Rating On Detroit's GO Bonds Lowered To 'CCC-'' From 'B'

Standard & Poor's Ratings Services has lowered its rating on Detroit's unlimited- and limited-tax general obligation (GO) bonds and pension obligation certificates to 'CCC-' from 'B'. The outlook is negative.

"The downgrade is based on recent announcements from the city's Emergency Financial Manager that Detroit may take steps to adjust payments to bondholders, as well as immediate plans to meet with bondholders to discuss the city's financial condition and resources," said Standard & Poor's credit analyst Jane Hudson Ridley.

In March 2013 when the Emergency Manager was appointed, Standard & Poor's revised its outlook on the bonds to stable from negative. This was based on our view of the appointment as a positive step toward Detroit regaining structural balance and improving its overall financial condition. However, the Emergency Manager's announced plans to pursue adjustments to debt payments--and last week's announcement of a meeting with creditors, including bondholders--significantly reduce what we viewed as positive factors for bondholders provided by the powers of an Emergency Manager.

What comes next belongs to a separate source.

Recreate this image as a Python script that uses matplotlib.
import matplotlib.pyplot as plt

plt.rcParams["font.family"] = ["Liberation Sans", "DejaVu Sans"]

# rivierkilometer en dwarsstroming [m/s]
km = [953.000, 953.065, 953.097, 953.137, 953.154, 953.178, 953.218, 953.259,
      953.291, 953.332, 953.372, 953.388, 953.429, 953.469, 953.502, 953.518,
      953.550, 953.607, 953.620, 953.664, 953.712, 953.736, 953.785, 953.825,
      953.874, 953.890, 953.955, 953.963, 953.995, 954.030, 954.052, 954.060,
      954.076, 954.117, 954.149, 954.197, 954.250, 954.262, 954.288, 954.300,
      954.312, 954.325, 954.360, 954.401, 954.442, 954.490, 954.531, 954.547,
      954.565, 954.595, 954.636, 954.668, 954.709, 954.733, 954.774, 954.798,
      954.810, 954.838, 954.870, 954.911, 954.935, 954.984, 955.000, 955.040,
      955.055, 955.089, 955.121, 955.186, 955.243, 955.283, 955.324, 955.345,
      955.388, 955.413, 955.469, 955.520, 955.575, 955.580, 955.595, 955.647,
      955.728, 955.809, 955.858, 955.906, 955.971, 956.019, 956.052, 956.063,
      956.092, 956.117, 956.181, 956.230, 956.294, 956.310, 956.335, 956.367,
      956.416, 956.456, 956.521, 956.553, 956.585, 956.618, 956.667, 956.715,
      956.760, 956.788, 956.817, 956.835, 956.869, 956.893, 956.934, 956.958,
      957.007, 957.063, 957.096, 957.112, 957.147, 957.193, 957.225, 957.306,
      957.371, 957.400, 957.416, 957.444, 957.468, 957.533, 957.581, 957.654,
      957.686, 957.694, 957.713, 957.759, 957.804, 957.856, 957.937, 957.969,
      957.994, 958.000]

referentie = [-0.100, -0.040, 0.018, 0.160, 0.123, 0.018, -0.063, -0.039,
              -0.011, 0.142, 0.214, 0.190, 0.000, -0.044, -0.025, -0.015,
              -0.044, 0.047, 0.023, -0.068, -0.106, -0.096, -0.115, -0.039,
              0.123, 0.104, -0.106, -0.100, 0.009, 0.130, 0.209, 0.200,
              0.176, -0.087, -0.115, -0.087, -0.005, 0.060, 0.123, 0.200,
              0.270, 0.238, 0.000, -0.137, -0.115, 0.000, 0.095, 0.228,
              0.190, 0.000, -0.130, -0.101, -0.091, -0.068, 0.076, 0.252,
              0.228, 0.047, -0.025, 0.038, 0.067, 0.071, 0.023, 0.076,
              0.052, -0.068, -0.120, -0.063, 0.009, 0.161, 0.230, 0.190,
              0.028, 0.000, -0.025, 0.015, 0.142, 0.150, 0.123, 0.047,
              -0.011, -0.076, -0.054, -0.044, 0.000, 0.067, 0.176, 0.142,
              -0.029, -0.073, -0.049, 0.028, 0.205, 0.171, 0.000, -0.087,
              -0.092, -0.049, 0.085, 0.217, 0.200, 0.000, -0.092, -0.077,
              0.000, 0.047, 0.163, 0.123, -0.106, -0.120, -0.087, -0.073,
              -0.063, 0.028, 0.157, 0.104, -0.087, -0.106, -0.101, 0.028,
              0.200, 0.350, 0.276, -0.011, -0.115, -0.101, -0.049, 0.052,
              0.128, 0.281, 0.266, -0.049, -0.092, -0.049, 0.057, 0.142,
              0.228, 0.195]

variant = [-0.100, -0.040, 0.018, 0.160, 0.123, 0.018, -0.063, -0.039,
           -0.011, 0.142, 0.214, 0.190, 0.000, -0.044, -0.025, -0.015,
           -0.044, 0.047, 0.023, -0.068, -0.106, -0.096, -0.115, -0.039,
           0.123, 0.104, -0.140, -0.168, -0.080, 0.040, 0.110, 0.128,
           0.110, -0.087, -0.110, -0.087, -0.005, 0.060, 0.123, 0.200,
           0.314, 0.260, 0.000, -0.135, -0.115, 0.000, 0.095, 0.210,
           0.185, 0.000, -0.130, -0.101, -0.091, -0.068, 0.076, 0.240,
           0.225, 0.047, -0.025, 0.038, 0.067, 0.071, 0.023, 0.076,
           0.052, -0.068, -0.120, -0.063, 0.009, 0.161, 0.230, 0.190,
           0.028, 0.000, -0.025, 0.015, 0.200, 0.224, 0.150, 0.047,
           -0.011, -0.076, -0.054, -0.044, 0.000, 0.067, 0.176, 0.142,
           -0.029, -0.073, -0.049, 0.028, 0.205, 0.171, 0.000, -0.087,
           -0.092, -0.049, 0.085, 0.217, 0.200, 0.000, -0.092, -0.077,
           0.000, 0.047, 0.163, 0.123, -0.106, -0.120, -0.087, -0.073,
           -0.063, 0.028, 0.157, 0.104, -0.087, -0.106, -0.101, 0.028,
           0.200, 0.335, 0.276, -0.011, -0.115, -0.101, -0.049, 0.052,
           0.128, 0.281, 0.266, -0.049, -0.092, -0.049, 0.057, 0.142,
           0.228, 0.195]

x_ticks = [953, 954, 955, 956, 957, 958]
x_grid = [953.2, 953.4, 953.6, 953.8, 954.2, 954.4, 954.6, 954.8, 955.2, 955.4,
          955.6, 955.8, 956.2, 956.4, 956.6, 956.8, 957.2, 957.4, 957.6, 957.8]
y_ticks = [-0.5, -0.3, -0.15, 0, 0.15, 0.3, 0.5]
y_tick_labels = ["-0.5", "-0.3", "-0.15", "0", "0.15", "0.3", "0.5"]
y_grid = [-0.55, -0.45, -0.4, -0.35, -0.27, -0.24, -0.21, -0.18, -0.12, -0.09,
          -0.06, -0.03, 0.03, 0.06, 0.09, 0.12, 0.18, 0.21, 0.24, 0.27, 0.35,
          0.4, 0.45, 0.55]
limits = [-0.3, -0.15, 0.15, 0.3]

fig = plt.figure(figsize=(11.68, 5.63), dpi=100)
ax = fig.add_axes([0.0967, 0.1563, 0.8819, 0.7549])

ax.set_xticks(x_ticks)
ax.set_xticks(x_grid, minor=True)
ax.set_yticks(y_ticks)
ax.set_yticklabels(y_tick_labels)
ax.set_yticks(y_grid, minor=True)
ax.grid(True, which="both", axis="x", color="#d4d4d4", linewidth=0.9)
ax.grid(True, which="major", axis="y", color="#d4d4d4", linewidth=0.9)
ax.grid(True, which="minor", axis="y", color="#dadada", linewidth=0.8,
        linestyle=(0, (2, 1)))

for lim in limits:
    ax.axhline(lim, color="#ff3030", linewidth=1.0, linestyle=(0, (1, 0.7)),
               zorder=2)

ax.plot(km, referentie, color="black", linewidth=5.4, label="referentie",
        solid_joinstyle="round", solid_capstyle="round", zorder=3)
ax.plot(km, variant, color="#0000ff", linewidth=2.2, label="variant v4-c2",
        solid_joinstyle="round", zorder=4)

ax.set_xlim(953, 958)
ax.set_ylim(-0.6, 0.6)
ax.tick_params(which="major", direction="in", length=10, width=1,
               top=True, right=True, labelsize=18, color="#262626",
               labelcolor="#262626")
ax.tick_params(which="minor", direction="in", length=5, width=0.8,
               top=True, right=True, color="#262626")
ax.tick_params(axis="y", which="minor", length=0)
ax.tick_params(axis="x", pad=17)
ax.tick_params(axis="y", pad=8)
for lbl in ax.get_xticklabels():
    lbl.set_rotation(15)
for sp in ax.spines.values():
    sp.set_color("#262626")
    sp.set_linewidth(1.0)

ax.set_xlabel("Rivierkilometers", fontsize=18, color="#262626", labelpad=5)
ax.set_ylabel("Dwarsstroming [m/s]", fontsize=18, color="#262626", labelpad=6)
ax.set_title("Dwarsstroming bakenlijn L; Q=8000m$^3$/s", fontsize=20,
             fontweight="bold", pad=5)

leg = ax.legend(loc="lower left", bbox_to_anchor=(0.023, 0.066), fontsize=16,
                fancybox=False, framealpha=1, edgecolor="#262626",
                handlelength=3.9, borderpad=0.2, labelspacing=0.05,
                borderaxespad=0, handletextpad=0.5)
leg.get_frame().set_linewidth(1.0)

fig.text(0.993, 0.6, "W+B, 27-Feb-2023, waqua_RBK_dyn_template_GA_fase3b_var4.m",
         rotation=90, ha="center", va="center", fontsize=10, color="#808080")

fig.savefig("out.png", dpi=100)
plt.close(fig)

Standard & Poor's views this as an evolving situation, and we expect conversations with bondholders and creditors concerning payments to be ongoing.

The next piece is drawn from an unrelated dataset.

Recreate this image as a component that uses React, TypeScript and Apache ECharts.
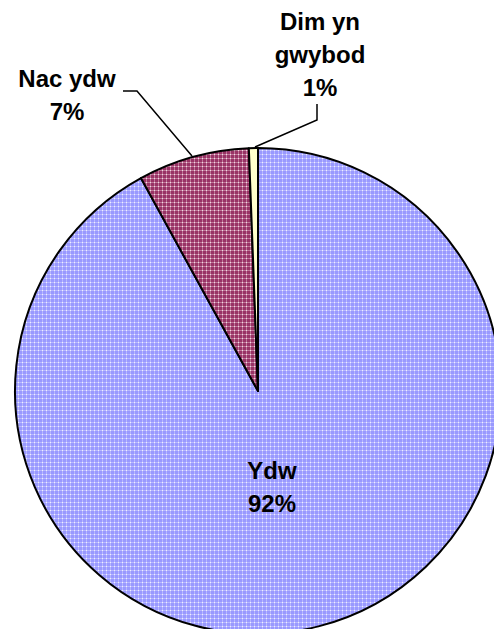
import React, { useEffect, useRef } from "react";
import * as echarts from "echarts";

const categories = ["Ydw", "Nac ydw", "Dim yn gwybod"];
const labelNames = ["Ydw", "Nac ydw", "Dim yn\ngwybod"];
const values = [92, 7.4, 0.6];

function makePattern(base: string, dot: string, line: string) {
  const c = document.createElement("canvas");
  c.width = 4;
  c.height = 4;
  const ctx = c.getContext("2d")!;
  ctx.fillStyle = base;
  ctx.fillRect(0, 0, 4, 4);
  ctx.fillStyle = line;
  ctx.fillRect(0, 2, 4, 1);
  ctx.fillRect(2, 0, 1, 4);
  ctx.fillStyle = dot;
  ctx.fillRect(2, 2, 1, 1);
  return { image: c, repeat: "repeat", imageWidth: 4, imageHeight: 4 } as any;
}

export default function App() {
  const ref = useRef<HTMLDivElement>(null);
  useEffect(() => {
    if (!ref.current) return;
    const chart = echarts.init(ref.current, undefined, { renderer: "svg" });
    const fills = [
      makePattern("#9999FF", "#EEEEFF", "#B8B8FF"),
      makePattern("#993366", "#F0D8E6", "#C07898"),
      "#FFFFCC",
    ];
    const labelPos: any[] = [
      { x: 272, y: 487 },
      { x: 67, y: 95, pts: [[192, 156], [137, 91], [123, 91]] },
      { x: 320, y: 54, pts: [[255, 147], [317, 120], [317, 104]] },
    ];
    chart.setOption({
      animation: false,
      series: [
        {
          type: "pie",
          center: [258, 391],
          radius: 243,
          startAngle: 90,
          clockwise: true,
          avoidLabelOverlap: false,
          itemStyle: { borderColor: "#000", borderWidth: 2 },
          emphasis: { disabled: true },
          label: {
            show: true,
            position: "outside",
            fontFamily: "Liberation Sans, Arial, sans-serif",
            fontWeight: "bold",
            fontSize: 24,
            lineHeight: 33,
            color: "#000",
            align: "center",
            formatter: (p: any) => labelNames[p.dataIndex] + "\n" + Math.round(p.value) + "%",
          },
          labelLine: { show: true, lineStyle: { color: "#000", width: 1.5 } },
          labelLayout: (params: any) => {
            const lp = labelPos[params.dataIndex];
            const res: any = { x: lp.x, y: lp.y, align: "center", verticalAlign: "middle" };
            if (lp.pts) res.labelLinePoints = lp.pts;
            return res;
          },
          data: categories.map((name, i) => ({
            name,
            value: values[i],
            itemStyle: { color: fills[i] },
            ...(i === 0
              ? { label: { position: "inside" }, labelLine: { show: false } }
              : {}),
          })),
        },
      ],
    });
    return () => chart.dispose();
  }, []);
  return (
    <div
      ref={ref}
      style={{ position: "absolute", left: 0, top: 0, width: 494, height: 629, background: "#fff" }}
    />
  );
}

Detroit is currently evaluating options to adjust its funded debt obligations to better fit its projected cash flow profile. These options may include rescheduling principal amortization without reduction in principal; permanently reducing the principal amount of debt outstanding; reducing interest rates, as appropriate, to achieve targeted cost savings or compensate for lost/extended principal; and issuing new debt to provide certain cash recoveries to creditors. While the city has not stated its intent to file for Chapter 9 bankruptcy, it appears to remain one of the Emergency Manager's potential outcomes, and the filing is under his control, with the governor's approval.

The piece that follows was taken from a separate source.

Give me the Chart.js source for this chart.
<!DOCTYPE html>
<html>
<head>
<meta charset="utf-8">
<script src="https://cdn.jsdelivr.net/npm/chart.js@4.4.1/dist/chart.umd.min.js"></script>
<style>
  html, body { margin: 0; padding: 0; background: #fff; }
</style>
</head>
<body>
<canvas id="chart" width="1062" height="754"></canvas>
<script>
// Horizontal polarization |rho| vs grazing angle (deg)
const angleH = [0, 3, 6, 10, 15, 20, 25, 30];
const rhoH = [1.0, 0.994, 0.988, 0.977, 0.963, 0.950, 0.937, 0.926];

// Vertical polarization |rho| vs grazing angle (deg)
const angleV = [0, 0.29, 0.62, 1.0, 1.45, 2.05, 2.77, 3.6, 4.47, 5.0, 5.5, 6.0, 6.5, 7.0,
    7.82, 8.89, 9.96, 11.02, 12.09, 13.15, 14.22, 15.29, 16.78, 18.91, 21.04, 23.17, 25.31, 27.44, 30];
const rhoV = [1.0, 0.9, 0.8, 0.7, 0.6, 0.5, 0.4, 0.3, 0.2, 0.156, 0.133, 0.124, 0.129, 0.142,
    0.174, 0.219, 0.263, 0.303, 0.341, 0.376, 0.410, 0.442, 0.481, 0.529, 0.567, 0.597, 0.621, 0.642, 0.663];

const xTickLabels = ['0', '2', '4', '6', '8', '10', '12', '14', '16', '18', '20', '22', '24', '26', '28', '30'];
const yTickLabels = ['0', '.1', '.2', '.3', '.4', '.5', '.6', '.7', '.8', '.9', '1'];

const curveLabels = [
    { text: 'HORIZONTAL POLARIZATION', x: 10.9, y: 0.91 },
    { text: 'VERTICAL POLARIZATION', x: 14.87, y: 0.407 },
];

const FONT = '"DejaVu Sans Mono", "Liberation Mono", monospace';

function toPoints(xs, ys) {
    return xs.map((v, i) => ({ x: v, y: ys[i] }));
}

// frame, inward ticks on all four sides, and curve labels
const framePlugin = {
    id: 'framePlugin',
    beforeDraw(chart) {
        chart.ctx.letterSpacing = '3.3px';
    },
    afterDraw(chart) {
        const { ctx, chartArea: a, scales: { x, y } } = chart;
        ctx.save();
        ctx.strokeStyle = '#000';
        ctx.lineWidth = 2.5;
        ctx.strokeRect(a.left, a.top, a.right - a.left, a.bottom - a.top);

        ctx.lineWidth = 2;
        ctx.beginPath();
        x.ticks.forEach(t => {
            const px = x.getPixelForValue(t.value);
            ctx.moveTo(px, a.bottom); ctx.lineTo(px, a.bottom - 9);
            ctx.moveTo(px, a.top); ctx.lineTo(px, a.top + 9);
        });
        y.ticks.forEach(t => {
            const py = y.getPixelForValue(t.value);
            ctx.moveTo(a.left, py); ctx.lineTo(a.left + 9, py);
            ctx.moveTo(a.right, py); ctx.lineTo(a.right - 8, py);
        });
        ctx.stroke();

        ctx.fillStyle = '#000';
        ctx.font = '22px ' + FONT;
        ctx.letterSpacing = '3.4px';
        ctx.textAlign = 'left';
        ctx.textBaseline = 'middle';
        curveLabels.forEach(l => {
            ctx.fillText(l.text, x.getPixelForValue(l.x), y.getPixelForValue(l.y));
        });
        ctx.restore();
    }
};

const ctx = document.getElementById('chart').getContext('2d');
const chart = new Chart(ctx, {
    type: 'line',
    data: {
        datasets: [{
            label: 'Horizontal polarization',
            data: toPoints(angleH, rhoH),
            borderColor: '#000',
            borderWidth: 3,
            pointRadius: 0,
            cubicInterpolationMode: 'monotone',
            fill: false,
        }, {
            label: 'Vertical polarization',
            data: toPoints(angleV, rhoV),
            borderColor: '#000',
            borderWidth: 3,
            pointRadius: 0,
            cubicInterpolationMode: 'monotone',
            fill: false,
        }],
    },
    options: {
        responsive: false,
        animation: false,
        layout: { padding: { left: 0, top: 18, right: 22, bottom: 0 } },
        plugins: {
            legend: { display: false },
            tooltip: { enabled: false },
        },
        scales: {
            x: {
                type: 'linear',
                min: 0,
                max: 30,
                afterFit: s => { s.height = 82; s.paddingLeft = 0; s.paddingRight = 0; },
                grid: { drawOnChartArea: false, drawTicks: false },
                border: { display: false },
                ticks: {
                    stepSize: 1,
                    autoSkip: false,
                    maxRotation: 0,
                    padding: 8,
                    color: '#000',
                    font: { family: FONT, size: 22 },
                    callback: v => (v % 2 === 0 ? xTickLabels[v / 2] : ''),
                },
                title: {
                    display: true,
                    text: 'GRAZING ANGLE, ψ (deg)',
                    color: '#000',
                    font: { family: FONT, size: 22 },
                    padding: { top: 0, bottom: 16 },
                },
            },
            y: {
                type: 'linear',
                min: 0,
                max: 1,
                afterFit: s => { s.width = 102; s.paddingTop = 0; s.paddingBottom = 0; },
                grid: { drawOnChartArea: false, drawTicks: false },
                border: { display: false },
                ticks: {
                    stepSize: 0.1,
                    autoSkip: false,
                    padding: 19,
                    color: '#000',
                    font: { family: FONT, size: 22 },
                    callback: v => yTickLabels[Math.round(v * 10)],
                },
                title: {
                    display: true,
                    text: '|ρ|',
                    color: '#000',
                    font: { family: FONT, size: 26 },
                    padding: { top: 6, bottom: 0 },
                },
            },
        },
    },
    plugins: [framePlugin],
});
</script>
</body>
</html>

A 'CCC-' rating reflects Standard & Poor's view of entities that have announced an intention to undertake a debt restructuring. Should Detroit move to restructure its debt with principal reductions or other changes that negatively affect the full or timely payment to bondholders--or wherein the investor will receive less than the promise of the original securities--we would view this as a selective default. The negative outlook on the bonds reflects this potential.